When the new specialist in town is a disaster.
It happens every few months. The hospital brings in a procedure based specialist or surgeon and promotes the doctor as the greatest thing on the planet. Based on the advertising, you would think the Mayo Clinic has suddenly moved itself to your town.
In fact, when you review the training credentials, they appear very sound and often very impressive. This person may, in fact, be the real deal. It looks like this is a specialist and/or surgeon warranting your trust as a referring doctor.
Then, things happen. Your first few patients experience complications. “This happens,” you tell yourself and the patient. Yes, complications do happen to even the greatest of doctors.
Now, as a referring doctor, you find yourself at a disadvantage. With your small case sample size, it is difficult to know a trend versus a peculiar streak of bad luck. The hospital, however, holds this information and is aware of such dark secrets far earlier than you as the referring doctor. The hospital keeps silent. Even if you ask about a concerning trend, they will not tell you.
So, you give the benefit of the doubt. Again, the credentials are strong. The new person seems very nice and professional.
Then, a catastrophe happens. Often, it is so bad that it reaches the level of a “Never Event,” which is something really awful and it might even have killed or maimed a patient.
It might be your patient or it might be someone else’s patient. It might not even be the doctor’s first catastrophe. Suffice it to say, lawyers will be climbing all over the charts. You, the referring doctor who trusted the hospital to “have your back” have been totally blind sided.…

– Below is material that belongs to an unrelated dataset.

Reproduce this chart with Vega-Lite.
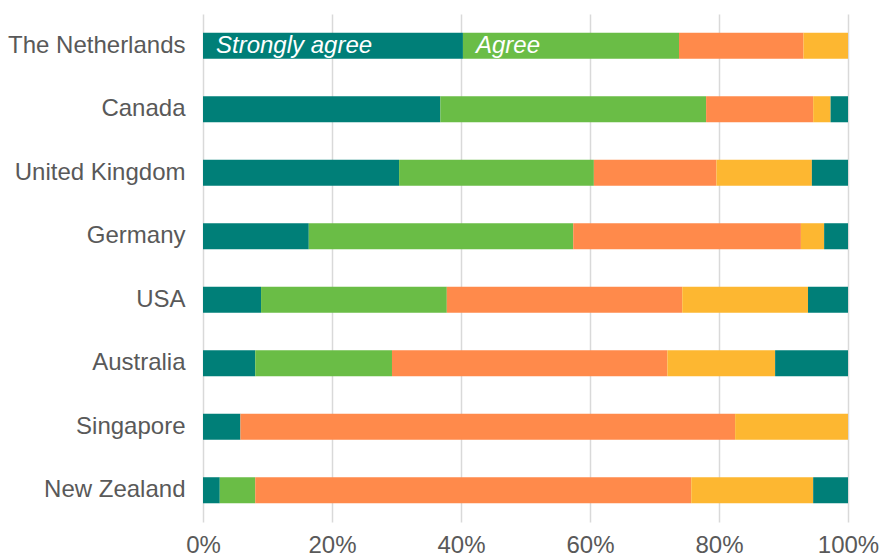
{
  "$schema": "https://vega.github.io/schema/vega-lite/v6.json",
  "autosize": "none",
  "width": 645,
  "height": 508,
  "padding": {"left": 203, "top": 14, "right": 33, "bottom": 37},
  "background": "white",
  "config": {"view": {"stroke": null}, "font": "Liberation Sans"},
  "data": {"values": [
    {"country": "The Netherlands", "category": "Strongly agree", "rank": 1, "value": 40.3},
    {"country": "The Netherlands", "category": "Agree", "rank": 2, "value": 33.5},
    {"country": "The Netherlands", "category": "Neutral", "rank": 3, "value": 19.3},
    {"country": "The Netherlands", "category": "Disagree", "rank": 4, "value": 6.9},
    {"country": "Canada", "category": "Strongly agree", "rank": 1, "value": 36.8},
    {"country": "Canada", "category": "Agree", "rank": 2, "value": 41.2},
    {"country": "Canada", "category": "Neutral", "rank": 3, "value": 16.6},
    {"country": "Canada", "category": "Disagree", "rank": 4, "value": 2.7},
    {"country": "Canada", "category": "Strongly disagree", "rank": 5, "value": 2.7},
    {"country": "United Kingdom", "category": "Strongly agree", "rank": 1, "value": 30.4},
    {"country": "United Kingdom", "category": "Agree", "rank": 2, "value": 30.2},
    {"country": "United Kingdom", "category": "Neutral", "rank": 3, "value": 19.0},
    {"country": "United Kingdom", "category": "Disagree", "rank": 4, "value": 14.8},
    {"country": "United Kingdom", "category": "Strongly disagree", "rank": 5, "value": 5.6},
    {"country": "Germany", "category": "Strongly agree", "rank": 1, "value": 16.4},
    {"country": "Germany", "category": "Agree", "rank": 2, "value": 41.0},
    {"country": "Germany", "category": "Neutral", "rank": 3, "value": 35.3},
    {"country": "Germany", "category": "Disagree", "rank": 4, "value": 3.6},
    {"country": "Germany", "category": "Strongly disagree", "rank": 5, "value": 3.7},
    {"country": "USA", "category": "Strongly agree", "rank": 1, "value": 9.0},
    {"country": "USA", "category": "Agree", "rank": 2, "value": 28.8},
    {"country": "USA", "category": "Neutral", "rank": 3, "value": 36.5},
    {"country": "USA", "category": "Disagree", "rank": 4, "value": 19.5},
    {"country": "USA", "category": "Strongly disagree", "rank": 5, "value": 6.2},
    {"country": "Australia", "category": "Strongly agree", "rank": 1, "value": 8.1},
    {"country": "Australia", "category": "Agree", "rank": 2, "value": 21.2},
    {"country": "Australia", "category": "Neutral", "rank": 3, "value": 42.7},
    {"country": "Australia", "category": "Disagree", "rank": 4, "value": 16.7},
    {"country": "Australia", "category": "Strongly disagree", "rank": 5, "value": 11.3},
    {"country": "Singapore", "category": "Strongly agree", "rank": 1, "value": 5.8},
    {"country": "Singapore", "category": "Neutral", "rank": 3, "value": 76.7},
    {"country": "Singapore", "category": "Disagree", "rank": 4, "value": 17.5},
    {"country": "New Zealand", "category": "Strongly agree", "rank": 1, "value": 2.6},
    {"country": "New Zealand", "category": "Agree", "rank": 2, "value": 5.5},
    {"country": "New Zealand", "category": "Neutral", "rank": 3, "value": 67.6},
    {"country": "New Zealand", "category": "Disagree", "rank": 4, "value": 18.9},
    {"country": "New Zealand", "category": "Strongly disagree", "rank": 5, "value": 5.4}
  ]},
  "transform": [
    {"stack": "value", "groupby": ["country"], "sort": [{"field": "rank", "order": "ascending"}], "as": ["x0", "x1"]}
  ],
  "encoding": {
    "y": {
      "field": "country", "type": "nominal",
      "sort": ["The Netherlands", "Canada", "United Kingdom", "Germany", "USA", "Australia", "Singapore", "New Zealand"],
      "scale": {"paddingInner": 0.59, "paddingOuter": 0.295},
      "axis": {"title": null, "domain": false, "ticks": false, "labelPadding": 18, "labelFontSize": 24, "labelColor": "#595959", "labelFont": "Liberation Sans", "grid": false}
    }
  },
  "layer": [
    {
      "mark": {"type": "bar"},
      "encoding": {
        "x": {
          "field": "x0", "type": "quantitative",
          "scale": {"domain": [0, 100], "nice": false},
          "axis": {"title": null, "values": [0, 20, 40, 60, 80, 100], "labelExpr": "datum.value + '%'", "domain": false, "ticks": false, "grid": true, "gridColor": "#d9d9d9", "gridWidth": 1.5, "labelFontSize": 24, "labelColor": "#595959", "labelFont": "Liberation Sans", "labelPadding": 11, "labelFlush": false}
        },
        "x2": {"field": "x1"},
        "color": {
          "field": "category", "type": "nominal", "legend": null,
          "scale": {"domain": ["Strongly agree", "Agree", "Neutral", "Disagree", "Strongly disagree"], "range": ["#007F78", "#6ABD46", "#FF8A4B", "#FDB731", "#007F78"]}
        }
      }
    },
    {
      "transform": [{"filter": "datum.country === 'The Netherlands' && datum.rank <= 2"}],
      "mark": {"type": "text", "align": "left", "baseline": "middle", "dx": 13, "fontSize": 24, "fontStyle": "italic", "color": "white", "font": "Liberation Sans"},
      "encoding": {
        "x": {"field": "x0", "type": "quantitative"},
        "text": {"field": "category"}
      }
    }
  ]
}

And… the doctor vanishes off the face of the Earth. There is no explanation. It is as if a hospital version of “Black Ops” swept in and eliminated the promising new doctor. Meanwhile, you and your patients are left wondering: “What the heck happened?”
Meanwhile, the hospital which so loudly promoted the doctor ignores your inquiries and is silent… until… They come to your office to heavily promote the next new specialist they just hired, who is guaranteed to turn your little hospital into the next Mayo Clinic!
I lived and worked in a rural area. If the specialty docs didn’t like it, they left and went someplace else. Good for me to be retired now. Kurt
Look up the Jayant Patel case in Australia, see that this problem is not unique to the USA.
Whistleblower nurses were threatened with jail. That’s the difference between our private industry hospital administrators, bad as they are, and government hospital administrators, equally amoral and corrupt, but with the power of government behind them.